If anyone out there has an image or video of the hair around 8:15 p.m., I’m begging you for a copy. It’s historic.

Bonus comment on the election:

Also fairly historic. The seats don’t reflect the vote, which essentially split three ways. I was hoping that the poor showing of the Parti Quebecois seat-wise was a death knell for separatism, but the vote numbers don’t reflect that. It’ll take another election or two for that.

Last election, the Liberals won with a conservative platform that promised to deal with the deficit and take on the unions. Neither happened and the party nearly lost power to the upstart conservative ADQ. Maybe the subsequent minority government will stiffen the platform. What this means for English Montreal remains unclear.

Google Earth

Both the Avia S-199 book and the central Asian research I’m doing for Reader’s Digest (Canada) involve niggling little villages, sometimes defined by a mere building.

The search engine built into Google Earth can be helpful, but on so small a scale it often fails to find what I need. The software makes up for this deficiency by allowing third-party developers to produce plug-ins, in the form of .kmz files.

Now, you’d suspect any Web site called Palestine Remembered, al Nakba 1948 (al Nakba translates to “The Catastrophe”) to have a measure of ideological rigidity – and you’d be right. Depite the name, despite the mission, the site presents some good work. One of the spectacular resources it offers is a .kmz file of villages in 1948 Israel/Palestine.

Cruise Google Earth’s fora and you’ll find plenty of political discussion over this map, but that fails to detract from this plug-ins value. It’s an amazing resource, and not only for the expected mapping of former Arab villages. The file also maps Jewish settlements and those villages that were bi-cultural. You may read about Faluja (not the one in Iraq) and Beit Jibrin, but where were they? And why were they so important?

This map shows you. There’s some discrepancy in English spellings of Arabic and Hebrew placenames, but that’s a minor inconvenience.


I’d be lost without it.

Bonus political commentary:

It’s voting day here in Quebec. I’ve carried out my civic duty and now all I can do is wait. Will my riding, which has elected a Liberal MNA every election since approximately the Big Bang (with a brief interruption from the late lamented anglophone-rights Equality Party), do so again? I’m on tenterhooks.

Still slaving away

When I said I’d finished the Avia S-199 book, what I meant was that I’d finished all new writing for the book. The bulk of the text is going to be an edit of what I’ve already written for 101Squadron.com. I underestimated how much work needed to put into the required edits, and I’m still slaving away at it.

The really neat thing? I’m still learning new information.
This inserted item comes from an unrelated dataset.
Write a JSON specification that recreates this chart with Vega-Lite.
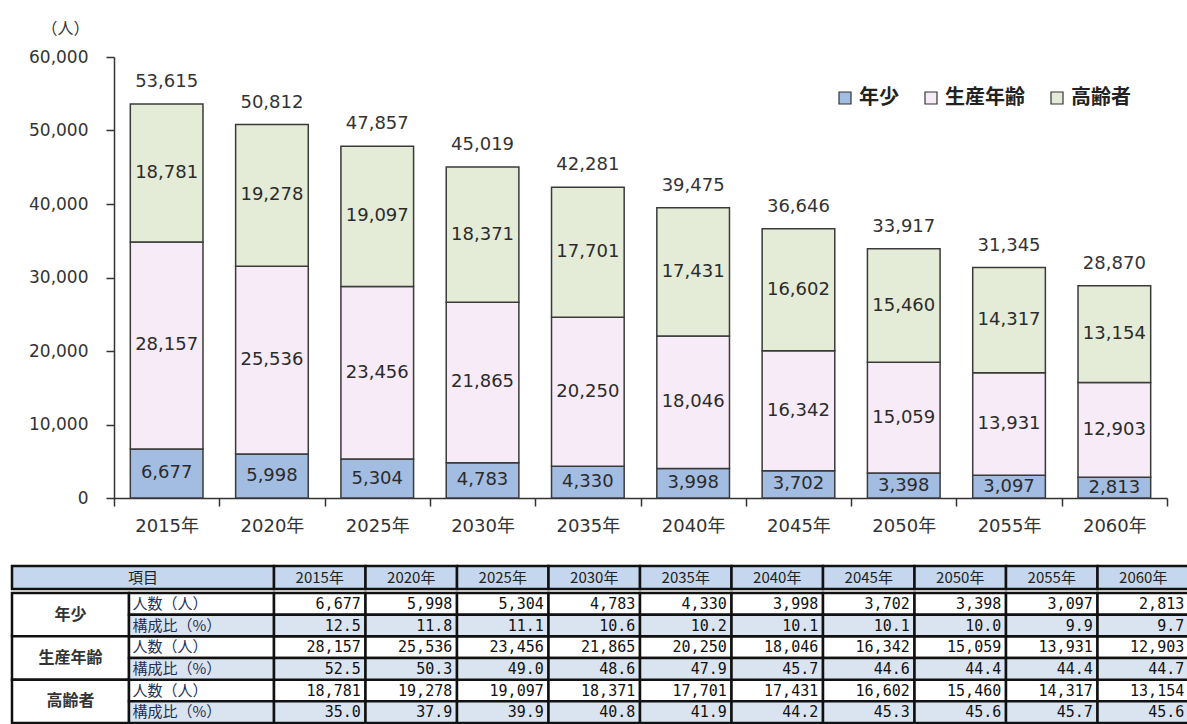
{
  "$schema": "https://vega.github.io/schema/vega-lite/v6.json",
  "padding": {"left": 10, "top": 20, "right": 0, "bottom": 0},
  "datasets": {
    "d": [
      {"year": "2015年", "group": "年少", "item": "人数（人）", "value": 6677},
      {"year": "2020年", "group": "年少", "item": "人数（人）", "value": 5998},
      {"year": "2025年", "group": "年少", "item": "人数（人）", "value": 5304},
      {"year": "2030年", "group": "年少", "item": "人数（人）", "value": 4783},
      {"year": "2035年", "group": "年少", "item": "人数（人）", "value": 4330},
      {"year": "2040年", "group": "年少", "item": "人数（人）", "value": 3998},
      {"year": "2045年", "group": "年少", "item": "人数（人）", "value": 3702},
      {"year": "2050年", "group": "年少", "item": "人数（人）", "value": 3398},
      {"year": "2055年", "group": "年少", "item": "人数（人）", "value": 3097},
      {"year": "2060年", "group": "年少", "item": "人数（人）", "value": 2813},
      {"year": "2015年", "group": "生産年齢", "item": "人数（人）", "value": 28157},
      {"year": "2020年", "group": "生産年齢", "item": "人数（人）", "value": 25536},
      {"year": "2025年", "group": "生産年齢", "item": "人数（人）", "value": 23456},
      {"year": "2030年", "group": "生産年齢", "item": "人数（人）", "value": 21865},
      {"year": "2035年", "group": "生産年齢", "item": "人数（人）", "value": 20250},
      {"year": "2040年", "group": "生産年齢", "item": "人数（人）", "value": 18046},
      {"year": "2045年", "group": "生産年齢", "item": "人数（人）", "value": 16342},
      {"year": "2050年", "group": "生産年齢", "item": "人数（人）", "value": 15059},
      {"year": "2055年", "group": "生産年齢", "item": "人数（人）", "value": 13931},
      {"year": "2060年", "group": "生産年齢", "item": "人数（人）", "value": 12903},
      {"year": "2015年", "group": "高齢者", "item": "人数（人）", "value": 18781},
      {"year": "2020年", "group": "高齢者", "item": "人数（人）", "value": 19278},
      {"year": "2025年", "group": "高齢者", "item": "人数（人）", "value": 19097},
      {"year": "2030年", "group": "高齢者", "item": "人数（人）", "value": 18371},
      {"year": "2035年", "group": "高齢者", "item": "人数（人）", "value": 17701},
      {"year": "2040年", "group": "高齢者", "item": "人数（人）", "value": 17431},
      {"year": "2045年", "group": "高齢者", "item": "人数（人）", "value": 16602},
      {"year": "2050年", "group": "高齢者", "item": "人数（人）", "value": 15460},
      {"year": "2055年", "group": "高齢者", "item": "人数（人）", "value": 14317},
      {"year": "2060年", "group": "高齢者", "item": "人数（人）", "value": 13154},
      {"year": "2015年", "group": "年少", "item": "構成比（%）", "value": 12.5},
      {"year": "2020年", "group": "年少", "item": "構成比（%）", "value": 11.8},
      {"year": "2025年", "group": "年少", "item": "構成比（%）", "value": 11.1},
      {"year": "2030年", "group": "年少", "item": "構成比（%）", "value": 10.6},
      {"year": "2035年", "group": "年少", "item": "構成比（%）", "value": 10.2},
      {"year": "2040年", "group": "年少", "item": "構成比（%）", "value": 10.1},
      {"year": "2045年", "group": "年少", "item": "構成比（%）", "value": 10.1},
      {"year": "2050年", "group": "年少", "item": "構成比（%）", "value": 10.0},
      {"year": "2055年", "group": "年少", "item": "構成比（%）", "value": 9.9},
      {"year": "2060年", "group": "年少", "item": "構成比（%）", "value": 9.7},
      {"year": "2015年", "group": "生産年齢", "item": "構成比（%）", "value": 52.5},
      {"year": "2020年", "group": "生産年齢", "item": "構成比（%）", "value": 50.3},
      {"year": "2025年", "group": "生産年齢", "item": "構成比（%）", "value": 49.0},
      {"year": "2030年", "group": "生産年齢", "item": "構成比（%）", "value": 48.6},
      {"year": "2035年", "group": "生産年齢", "item": "構成比（%）", "value": 47.9},
      {"year": "2040年", "group": "生産年齢", "item": "構成比（%）", "value": 45.7},
      {"year": "2045年", "group": "生産年齢", "item": "構成比（%）", "value": 44.6},
      {"year": "2050年", "group": "生産年齢", "item": "構成比（%）", "value": 44.4},
      {"year": "2055年", "group": "生産年齢", "item": "構成比（%）", "value": 44.4},
      {"year": "2060年", "group": "生産年齢", "item": "構成比（%）", "value": 44.7},
      {"year": "2015年", "group": "高齢者", "item": "構成比（%）", "value": 35.0},
      {"year": "2020年", "group": "高齢者", "item": "構成比（%）", "value": 37.9},
      {"year": "2025年", "group": "高齢者", "item": "構成比（%）", "value": 39.9},
      {"year": "2030年", "group": "高齢者", "item": "構成比（%）", "value": 40.8},
      {"year": "2035年", "group": "高齢者", "item": "構成比（%）", "value": 41.9},
      {"year": "2040年", "group": "高齢者", "item": "構成比（%）", "value": 44.2},
      {"year": "2045年", "group": "高齢者", "item": "構成比（%）", "value": 45.3},
      {"year": "2050年", "group": "高齢者", "item": "構成比（%）", "value": 45.6},
      {"year": "2055年", "group": "高齢者", "item": "構成比（%）", "value": 45.7},
      {"year": "2060年", "group": "高齢者", "item": "構成比（%）", "value": 45.6}
    ]
  },
  "spacing": 29,
  "vconcat": [
    {
      "spacing": 0,
      "hconcat": [
        {
          "width": 1,
          "height": 1,
          "data": {"values": [{"s": ""}]},
          "mark": {"type": "text"},
          "encoding": {"text": {"field": "s"}}
        },
        {
          "width": 1053,
          "height": 441,
          "data": {"name": "d"},
          "transform": [{"filter": {"field": "item", "equal": "人数（人）"}}],
          "encoding": {
            "x": {
              "field": "year", "type": "nominal",
              "scale": {"paddingInner": 0, "paddingOuter": 0},
              "axis": {
                "title": null, "labelAngle": 0, "labelFontSize": 18, "labelColor": "#333",
                "labelPadding": 11, "tickBand": "extent", "tickSize": 8,
                "domainColor": "#333", "domainWidth": 1.5, "tickColor": "#333", "tickWidth": 1.5
              }
            },
            "order": {"field": "group", "type": "ordinal", "sort": "ascending"}
          },
          "layer": [
            {
              "mark": {"type": "bar", "width": {"band": 0.69}, "stroke": "#3a3a3a", "strokeWidth": 1.5},
              "encoding": {
                "y": {
                  "field": "value", "type": "quantitative", "stack": "zero",
                  "scale": {"domain": [0, 60000]},
                  "axis": {
                    "title": "（人）", "titleAngle": 0, "titleX": -49, "titleY": -29,
                    "titleAlign": "center", "titleBaseline": "middle", "titleFontSize": 16,
                    "titleFontWeight": "normal", "titleColor": "#333",
                    "values": [0, 10000, 20000, 30000, 40000, 50000, 60000], "format": ",d",
                    "labelFontSize": 17, "labelColor": "#333", "labelPadding": 18,
                    "tickSize": 8, "grid": false, "minExtent": 101,
                    "domainColor": "#333", "domainWidth": 1.5, "tickColor": "#333", "tickWidth": 1.5
                  }
                },
                "color": {
                  "field": "group", "type": "nominal",
                  "scale": {"domain": ["年少", "生産年齢", "高齢者"], "range": ["#a3bde2", "#f7ebf7", "#e4ecd7"]},
                  "legend": {
                    "orient": "none", "legendX": 823, "legendY": 31, "direction": "horizontal",
                    "title": null, "symbolType": "square", "symbolSize": 144,
                    "symbolStrokeColor": "#333", "symbolStrokeWidth": 1.2,
                    "labelFontSize": 20, "labelFontWeight": "bold", "labelColor": "#222",
                    "labelFont": "Noto Sans CJK JP", "columnPadding": 22, "labelOffset": 4
                  }
                }
              }
            },
            {
              "mark": {"type": "text", "fontSize": 18, "color": "#2b2b2b", "baseline": "middle"},
              "encoding": {
                "y": {"field": "value", "type": "quantitative", "stack": "zero", "bandPosition": 0.5},
                "text": {"field": "value", "type": "quantitative", "format": ","}
              }
            },
            {
              "transform": [
                {"aggregate": [{"op": "sum", "field": "value", "as": "total"}], "groupby": ["year"]}
              ],
              "mark": {"type": "text", "fontSize": 18, "color": "#333", "baseline": "middle", "dy": -22},
              "encoding": {
                "y": {"field": "total", "type": "quantitative"},
                "text": {"field": "total", "type": "quantitative", "format": ","}
              }
            }
          ]
        }
      ]
    },
    {
      "spacing": 0,
      "vconcat": [
        {
          "spacing": 0,
          "bounds": "flush",
          "hconcat": [
            {
              "width": 262,
              "height": 23,
              "data": {"values": [{"h": "項目"}]},
              "encoding": {
                "x": {"field": "h", "type": "nominal", "axis": null, "scale": {"paddingInner": 0, "paddingOuter": 0}},
                "y": {"field": "h", "type": "nominal", "axis": null, "scale": {"paddingInner": 0, "paddingOuter": 0}}
              },
              "layer": [
                {"mark": {"type": "rect", "fill": "#c5d7ee", "stroke": "#111", "strokeWidth": 2.5}},
                {"mark": {"type": "text", "fontSize": 15, "font": "Noto Sans CJK JP", "color": "#222"}, "encoding": {"text": {"field": "h"}}}
              ]
            },
            {
              "width": 915,
              "height": 23,
              "data": {"name": "d"},
              "transform": [{"aggregate": [{"op": "count", "as": "n"}], "groupby": ["year"]}],
              "encoding": {
                "x": {"field": "year", "type": "nominal", "axis": null, "scale": {"paddingInner": 0, "paddingOuter": 0}},
                "y": {"datum": "h", "type": "nominal", "axis": null, "scale": {"paddingInner": 0, "paddingOuter": 0}}
              },
              "layer": [
                {"mark": {"type": "rect", "fill": "#c5d7ee", "stroke": "#111", "strokeWidth": 2.5}},
                {"mark": {"type": "text", "fontSize": 15, "font": "Noto Sans CJK JP", "color": "#222"}, "encoding": {"text": {"field": "year"}}}
              ]
            }
          ]
        },
        {
          "spacing": 0,
          "bounds": "flush",
          "hconcat": [
            {
              "width": 117,
              "height": 130,
              "data": {"name": "d"},
              "transform": [{"aggregate": [{"op": "count", "as": "n"}], "groupby": ["group"]}],
              "encoding": {
                "x": {"datum": "a", "type": "nominal", "axis": null, "scale": {"paddingInner": 0, "paddingOuter": 0}},
                "y": {"field": "group", "type": "nominal", "sort": ["年少", "生産年齢", "高齢者"], "axis": null, "scale": {"paddingInner": 0, "paddingOuter": 0}}
              },
              "layer": [
                {"mark": {"type": "rect", "fill": "#ffffff", "stroke": "#111", "strokeWidth": 2.5}},
                {"mark": {"type": "text", "fontSize": 16, "fontWeight": "bold", "font": "Noto Sans CJK JP", "color": "#333"}, "encoding": {"text": {"field": "group"}}}
              ]
            },
            {
              "width": 145,
              "height": 130,
              "data": {"name": "d"},
              "transform": [{"aggregate": [{"op": "count", "as": "n"}], "groupby": ["group", "item"]}],
              "encoding": {
                "x": {"datum": "b", "type": "nominal", "axis": null, "scale": {"paddingInner": 0, "paddingOuter": 0}},
                "y": {"field": "group", "type": "nominal", "sort": ["年少", "生産年齢", "高齢者"], "axis": null, "scale": {"paddingInner": 0, "paddingOuter": 0}},
                "yOffset": {"field": "item", "type": "nominal", "sort": ["人数（人）", "構成比（%）"], "scale": {"paddingInner": 0, "paddingOuter": 0}}
              },
              "layer": [
                {
                  "mark": {"type": "rect", "stroke": "#111", "strokeWidth": 2.5},
                  "encoding": {"fill": {"field": "item", "type": "nominal", "scale": {"domain": ["人数（人）", "構成比（%）"], "range": ["#ffffff", "#dae4f0"]}, "legend": null}}
                },
                {
                  "mark": {"type": "text", "fontSize": 15, "font": "Noto Sans CJK JP", "color": "#1f2f55", "align": "left", "dx": -69},
                  "encoding": {"text": {"field": "item"}}
                }
              ]
            },
            {
              "width": 915,
              "height": 130,
              "data": {"name": "d"},
              "encoding": {
                "x": {"field": "year", "type": "nominal", "axis": null, "scale": {"paddingInner": 0, "paddingOuter": 0}},
                "y": {"field": "group", "type": "nominal", "sort": ["年少", "生産年齢", "高齢者"], "axis": null, "scale": {"paddingInner": 0, "paddingOuter": 0}},
                "yOffset": {"field": "item", "type": "nominal", "sort": ["人数（人）", "構成比（%）"], "scale": {"paddingInner": 0, "paddingOuter": 0}}
              },
              "layer": [
                {
                  "mark": {"type": "rect", "stroke": "#111", "strokeWidth": 2.5},
                  "encoding": {"fill": {"field": "item", "type": "nominal", "scale": {"domain": ["人数（人）", "構成比（%）"], "range": ["#ffffff", "#dae4f0"]}, "legend": null}}
                },
                {
                  "transform": [{"filter": {"field": "item", "equal": "人数（人）"}}],
                  "mark": {"type": "text", "fontSize": 15, "font": "DejaVu Sans Mono", "color": "#111", "align": "right", "dx": 41},
                  "encoding": {"text": {"field": "value", "type": "quantitative", "format": ",d"}}
                },
                {
                  "transform": [{"filter": {"field": "item", "equal": "構成比（%）"}}],
                  "mark": {"type": "text", "fontSize": 15, "font": "DejaVu Sans Mono", "color": "#111", "align": "right", "dx": 41},
                  "encoding": {"text": {"field": "value", "type": "quantitative", "format": ".1f"}}
                }
              ]
            }
          ]
        }
      ]
    }
  ],
  "config": {
    "font": "DejaVu Sans, Noto Sans CJK JP",
    "view": {"stroke": null},
    "concat": {"spacing": 0}
  }
}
So instead of anything pithy or even meaningful, here’s a list of cool stuff:

– Mystery Man posted a portion of his review of “Sheep’s End” on his blog. He wants a quest story. That was going to be the sequel. He also wants Bren to become the protagonist. My wife thinks Bren is the protagonist. He’s currently the point-of-view character.

– France’s space agency has opened its OVNI files to the public. The site is down.

– Our Irrational League draft will be late this year, on April 14.

– “Andy Barker P.I.” was hilarious last night, but it can’t last. The humour is too… recursive. I think that’s the right word. It’s humour for screenwriters. Making the fat slob an irresistable hunk to all and Andy’s perplexed questions about that cracked me up – but will middle America find that as funny as I did? Maybe the sop was showing the clip of the running, sexy, fat man five times. that was hilarious, too. Great choice for the music.


– On the other hand, the half-hour “Andy Barker P.I.” doesn’t have time to do an investigation justice (um, no pun intended). The show comes across somewhat as a series of loosely connected moments. And the Tony Hale/receptionist love plot fell flat. Again, the writers played with conventions but this time the twist back upon itself did not work.

– I have two episodes of “The Riches” waiting to be watched. Eddie Izzard freaks out Child Two.